Parker’s General Store
Standing on this spot for over 120 years, Parker’s General Store long served as a tavern and inn, with four rooms available for rent on the second floor. With the advent of prohibition the bar was converted to a lunch counter serving breakfast and lunch, catering mostly to the single male population of the town. The floors are wood and the walls unfinished with exposed beams. Lanterns and hand tools hang from hooks and nails, with canned and dry goods lining the shelves. Though well worn, the place is quite clean and organized. Owned and operated by the middle–aged Louise Madsen, the store also serves as the Foxfield postal sub–station.

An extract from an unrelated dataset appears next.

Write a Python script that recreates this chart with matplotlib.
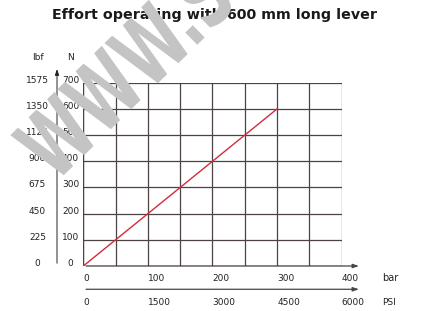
import numpy as np
import matplotlib.pyplot as plt
from matplotlib.textpath import TextPath
from matplotlib.patches import PathPatch
from matplotlib.font_manager import FontProperties
from matplotlib.transforms import Affine2D

# Data
pressure_bar = [0, 300]
force_n = [0, 600]

bar_ticks = [0, 100, 200, 300, 400]
psi_labels = ["0", "1500", "3000", "4500", "6000"]
n_ticks = [0, 100, 200, 300, 400, 500, 600, 700]
lbf_labels = ["0", "225", "450", "675", "900", "1125", "1350", "1575"]

grid_col = "#4d4242"
txt_col = "#222222"
fs = 6.5

fig = plt.figure(figsize=(4.27, 3.11), dpi=100)
ax = fig.add_axes([83.3 / 427, 45 / 311, 258.4 / 427, 183.3 / 311])
ax.set_xlim(0, 400)
ax.set_ylim(0, 700)
ax.set_xticks(range(0, 401, 50))
ax.set_yticks(n_ticks)
ax.grid(True, color=grid_col, linewidth=0.9)
ax.tick_params(length=0, labelbottom=False, labelleft=False)
for s in ax.spines.values():
    s.set_visible(False)
ax.axvline(0, color=grid_col, linewidth=0.9)

ax.plot(pressure_bar, force_n, color="#d42a3c", linewidth=1.0, zorder=3)

# axis arrows
arrow = dict(arrowstyle="-|>,head_length=0.35,head_width=0.12", color=grid_col, lw=0.9)
ax.annotate("", xy=(431, 0), xytext=(0, 0), xycoords=("data", "axes fraction"),
            arrowprops=arrow, annotation_clip=False)
ax.annotate("", xy=(431, -0.127), xytext=(0, -0.127), xycoords=("data", "axes fraction"),
            arrowprops=arrow, annotation_clip=False)
ax.annotate("", xy=(-40.7, 1.09), xytext=(-40.7, 0), xycoords=("data", "axes fraction"),
            arrowprops=dict(arrowstyle="-|>,head_length=0.35,head_width=0.12",
                            color=txt_col, lw=0.7), annotation_clip=False)

tr = ax.get_xaxis_transform()
for v in bar_ticks:
    ax.text(v, -0.067, str(v), transform=tr, ha="left", va="center", fontsize=fs, color=txt_col)
for v, lab in zip(bar_ticks, psi_labels):
    ax.text(v, -0.198, lab, transform=tr, ha="left", va="center", fontsize=fs, color=txt_col)
ax.text(463, -0.067, "bar", transform=tr, ha="left", va="center", fontsize=fs + 0.5, color=txt_col)
ax.text(463, -0.198, "PSI", transform=tr, ha="left", va="center", fontsize=fs, color=txt_col)

for v, lab in zip(n_ticks, lbf_labels):
    ax.text(-19.8, v, str(v), ha="center", va="baseline", fontsize=fs, color=txt_col, clip_on=False)
    ax.text(-70.9, v, lab, ha="center", va="baseline", fontsize=fs, color=txt_col, clip_on=False)
ax.text(-19.8, 1.135, "N", transform=tr, ha="center", va="center", fontsize=fs, color=txt_col)
ax.text(-70.9, 1.135, "lbf", transform=tr, ha="center", va="center", fontsize=fs, color=txt_col)

fig.text(0.503, 0.952, "Effort operating with 600 mm long lever", ha="center", va="center",
         fontsize=10.3, fontweight="bold", color="#1a1a1a")

# watermark: fit text so the first W's bottom-left point and the dot land where they are
prop = FontProperties(family="DejaVu Sans", weight="bold")
size = 100
wm = TextPath((0, 0), "WWW.S", size=size, prop=prop)
w1 = TextPath((0, 0), "W", size=size, prop=prop)
v = w1.vertices
bot = v[v[:, 1] < 1]
p1 = np.array([bot[bot[:, 0] < w1.get_extents().x1 / 2][:, 0].mean(), 0.0])
www_x1 = TextPath((0, 0), "WWW", size=size, prop=prop).get_extents().x1
dv = TextPath((0, 0), "WWW.", size=size, prop=prop).vertices
dot = dv[dv[:, 0] > www_x1 + 0.5]
p2 = np.array([(dot[:, 0].min() + dot[:, 0].max()) / 2, (dot[:, 1].min() + dot[:, 1].max()) / 2])
cap = w1.get_extents().y1

q1 = np.array([64.0, 311 - 175.0])
q2 = np.array([195.0, 311 - 35.0])
sy = 66.0 / cap
w = q2 - q1
d = p2 - p1
sx = np.sqrt(w @ w - (sy * d[1]) ** 2) / d[0]
theta = np.degrees(np.arctan2(w[1], w[0]) - np.arctan2(sy * d[1], sx * d[0]))
base = Affine2D().scale(sx, sy).rotate_deg(theta)
off = q1 - base.transform(p1)
wm_tr = (base.translate(off[0], off[1])
         + Affine2D().scale(1 / 427, 1 / 311) + fig.transFigure)
fig.patches.append(PathPatch(wm, transform=wm_tr, facecolor="#c4c4c4", edgecolor="none",
                             zorder=10, figure=fig))

fig.savefig("out.png", dpi=100)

Louise Madsen’s father, Arthur Madsen, bought the place from Old Man Parker some thirty years ago. Arthur passed ten years later, leaving the business and its property to Louise. Married once, Louise’s husband—a notorious drunk—left her early in their marriage, and she has been on her own ever since. She is childless and lives in one of the rooms above the store. Louise is also the Foxfield Town Clerk.

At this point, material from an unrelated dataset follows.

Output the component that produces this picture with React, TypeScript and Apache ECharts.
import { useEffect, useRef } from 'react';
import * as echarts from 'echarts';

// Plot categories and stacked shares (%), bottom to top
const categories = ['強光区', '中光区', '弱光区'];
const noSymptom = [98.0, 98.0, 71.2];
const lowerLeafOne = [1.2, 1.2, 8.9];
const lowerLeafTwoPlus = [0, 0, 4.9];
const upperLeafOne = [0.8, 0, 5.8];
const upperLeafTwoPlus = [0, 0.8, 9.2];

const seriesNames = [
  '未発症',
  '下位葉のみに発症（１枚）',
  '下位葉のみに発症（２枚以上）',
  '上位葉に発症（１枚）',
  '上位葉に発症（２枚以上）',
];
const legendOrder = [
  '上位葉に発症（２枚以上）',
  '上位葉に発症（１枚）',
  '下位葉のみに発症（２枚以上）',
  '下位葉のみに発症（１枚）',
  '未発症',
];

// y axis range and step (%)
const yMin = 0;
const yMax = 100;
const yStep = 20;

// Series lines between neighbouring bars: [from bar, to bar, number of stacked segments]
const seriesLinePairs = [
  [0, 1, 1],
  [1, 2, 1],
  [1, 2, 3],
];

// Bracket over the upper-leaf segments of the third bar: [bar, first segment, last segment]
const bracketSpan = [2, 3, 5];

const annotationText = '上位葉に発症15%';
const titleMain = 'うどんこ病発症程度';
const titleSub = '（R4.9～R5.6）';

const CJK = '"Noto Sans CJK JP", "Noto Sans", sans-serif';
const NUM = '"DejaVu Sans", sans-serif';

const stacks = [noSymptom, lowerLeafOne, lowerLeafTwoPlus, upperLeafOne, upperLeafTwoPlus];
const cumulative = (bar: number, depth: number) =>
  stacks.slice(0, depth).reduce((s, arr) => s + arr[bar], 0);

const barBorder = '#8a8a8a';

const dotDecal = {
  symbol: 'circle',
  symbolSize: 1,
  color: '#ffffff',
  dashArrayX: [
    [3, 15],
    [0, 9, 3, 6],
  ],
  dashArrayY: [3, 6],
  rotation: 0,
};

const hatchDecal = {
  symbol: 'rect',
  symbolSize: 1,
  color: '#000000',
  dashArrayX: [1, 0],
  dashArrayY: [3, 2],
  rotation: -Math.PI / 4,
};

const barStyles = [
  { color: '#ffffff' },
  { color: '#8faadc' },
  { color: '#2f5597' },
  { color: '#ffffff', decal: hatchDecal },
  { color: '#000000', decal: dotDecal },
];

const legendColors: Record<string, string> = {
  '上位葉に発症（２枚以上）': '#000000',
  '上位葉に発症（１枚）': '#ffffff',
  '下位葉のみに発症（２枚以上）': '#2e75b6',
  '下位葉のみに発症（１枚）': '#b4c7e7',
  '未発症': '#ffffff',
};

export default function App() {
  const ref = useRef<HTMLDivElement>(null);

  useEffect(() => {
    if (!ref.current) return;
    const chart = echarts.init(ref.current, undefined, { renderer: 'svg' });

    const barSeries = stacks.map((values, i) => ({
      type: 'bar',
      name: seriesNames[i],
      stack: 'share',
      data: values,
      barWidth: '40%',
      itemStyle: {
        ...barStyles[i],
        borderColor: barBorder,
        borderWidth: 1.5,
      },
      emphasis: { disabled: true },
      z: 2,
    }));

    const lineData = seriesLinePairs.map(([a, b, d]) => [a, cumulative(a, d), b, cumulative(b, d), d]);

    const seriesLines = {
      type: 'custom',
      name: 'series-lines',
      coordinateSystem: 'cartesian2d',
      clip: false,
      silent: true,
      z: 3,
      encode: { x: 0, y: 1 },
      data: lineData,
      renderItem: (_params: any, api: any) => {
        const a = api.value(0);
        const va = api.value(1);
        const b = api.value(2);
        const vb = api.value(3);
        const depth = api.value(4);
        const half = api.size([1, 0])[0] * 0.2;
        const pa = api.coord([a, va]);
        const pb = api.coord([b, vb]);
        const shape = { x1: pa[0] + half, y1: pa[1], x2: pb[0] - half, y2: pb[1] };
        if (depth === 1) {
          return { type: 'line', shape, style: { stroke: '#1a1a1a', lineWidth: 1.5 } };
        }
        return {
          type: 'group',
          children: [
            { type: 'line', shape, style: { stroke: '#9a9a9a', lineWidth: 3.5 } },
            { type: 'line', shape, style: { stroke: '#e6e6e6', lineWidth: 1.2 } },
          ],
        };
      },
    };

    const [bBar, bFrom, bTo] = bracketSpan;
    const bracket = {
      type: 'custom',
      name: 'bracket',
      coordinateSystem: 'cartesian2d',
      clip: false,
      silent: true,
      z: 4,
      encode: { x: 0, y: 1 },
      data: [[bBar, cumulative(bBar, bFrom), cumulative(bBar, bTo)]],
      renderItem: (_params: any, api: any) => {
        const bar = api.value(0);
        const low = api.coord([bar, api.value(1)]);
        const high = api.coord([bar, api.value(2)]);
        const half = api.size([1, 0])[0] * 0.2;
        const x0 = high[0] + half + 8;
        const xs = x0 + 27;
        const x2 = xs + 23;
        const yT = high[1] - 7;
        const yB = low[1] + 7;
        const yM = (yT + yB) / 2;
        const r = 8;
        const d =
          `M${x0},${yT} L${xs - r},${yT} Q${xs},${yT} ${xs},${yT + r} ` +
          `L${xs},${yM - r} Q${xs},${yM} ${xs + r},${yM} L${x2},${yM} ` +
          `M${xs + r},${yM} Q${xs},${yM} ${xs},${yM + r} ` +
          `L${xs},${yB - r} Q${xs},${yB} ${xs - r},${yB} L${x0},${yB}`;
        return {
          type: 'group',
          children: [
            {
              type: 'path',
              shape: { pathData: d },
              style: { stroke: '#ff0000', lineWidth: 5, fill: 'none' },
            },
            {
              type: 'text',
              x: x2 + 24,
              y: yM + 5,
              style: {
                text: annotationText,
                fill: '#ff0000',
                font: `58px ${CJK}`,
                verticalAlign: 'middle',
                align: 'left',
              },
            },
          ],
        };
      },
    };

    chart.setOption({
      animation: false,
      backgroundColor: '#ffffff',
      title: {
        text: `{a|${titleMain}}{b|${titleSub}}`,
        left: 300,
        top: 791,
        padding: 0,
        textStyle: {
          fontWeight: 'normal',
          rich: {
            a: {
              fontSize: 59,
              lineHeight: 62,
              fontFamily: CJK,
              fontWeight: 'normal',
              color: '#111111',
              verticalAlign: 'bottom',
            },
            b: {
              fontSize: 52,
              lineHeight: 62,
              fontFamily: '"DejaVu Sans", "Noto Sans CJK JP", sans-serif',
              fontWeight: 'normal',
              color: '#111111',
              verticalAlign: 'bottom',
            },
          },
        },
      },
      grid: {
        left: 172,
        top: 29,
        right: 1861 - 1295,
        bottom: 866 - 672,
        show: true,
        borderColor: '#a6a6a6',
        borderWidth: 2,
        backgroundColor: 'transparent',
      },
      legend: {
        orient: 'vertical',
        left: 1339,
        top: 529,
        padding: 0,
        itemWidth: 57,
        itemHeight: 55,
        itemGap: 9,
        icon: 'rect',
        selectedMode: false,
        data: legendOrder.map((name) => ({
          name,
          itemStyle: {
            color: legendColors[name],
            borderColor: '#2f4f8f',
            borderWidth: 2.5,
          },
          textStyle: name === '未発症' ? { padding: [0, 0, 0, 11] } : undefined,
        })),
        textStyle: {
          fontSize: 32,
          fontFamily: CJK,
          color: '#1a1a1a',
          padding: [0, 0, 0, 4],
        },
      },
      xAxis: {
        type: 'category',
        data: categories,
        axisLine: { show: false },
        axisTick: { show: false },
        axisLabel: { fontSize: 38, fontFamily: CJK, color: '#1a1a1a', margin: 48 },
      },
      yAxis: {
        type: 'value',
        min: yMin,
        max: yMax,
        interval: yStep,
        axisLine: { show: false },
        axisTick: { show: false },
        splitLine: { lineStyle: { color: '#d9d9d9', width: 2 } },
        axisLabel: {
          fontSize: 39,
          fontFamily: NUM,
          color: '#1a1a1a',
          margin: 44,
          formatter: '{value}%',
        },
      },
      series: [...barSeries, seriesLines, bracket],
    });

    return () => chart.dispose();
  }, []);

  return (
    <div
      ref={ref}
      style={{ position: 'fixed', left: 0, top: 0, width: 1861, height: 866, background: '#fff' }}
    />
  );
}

Louise is friendly and happily welcomes visitors. She can provide meals for fifty–five cents and is willing to dust off the upstairs rooms if someone needs a place to stay. She will charge a two dollars per night, per room. Louise is also a good source of general information about the town and its inhabitants.
Louise’s hired help is a local named Rodney Greene. In his early thirties, Greene is a tragically wounded veteran of World War II. Struck in the head by artillery shrapnel, battlefield surgeons replaced the missing portions of his skull with steel plate and sewed up his shredded scalp as best they could.
Greene joined the army in 1943, at the age of eighteen, and was shipped overseas less than a year later. Wounded by an artillery shell, he barely survived. Once a handsome man, his head and face are terribly misshapen and rudely scarred by the hurried battlefield surgery he suffered. His I.Q. is probably near seventy, and the left side of his body is partially paralyzed, forcing him to walk with a lurching gait. Though a little slow, he clearly remembers his former life, including the sweetheart who, after seeing his injuries, left him for another man and then moved out of town. Rodney never speaks of this.
Rodney lives with his mother, Ida, in a small house just across the street from the store. Rodney spends most of his free time at the schoolhouse where he helps out with chores, dusts erasers, and plays kickball with the schoolchildren. He is completely harmless and treated with a special respect by the townsfolk.
On any visit to the General Store one may have a chance encounter with Foxfield’s mailman, Sydney Etzler. A widower in his mid–sixties, Sydney is an employee of the U.S. Postal Service. Foxfield mail is delivered to the general store by truck.
Here Etzler sorts the mail and then delivers it to the town and southern farms in a small Ford pickup truck.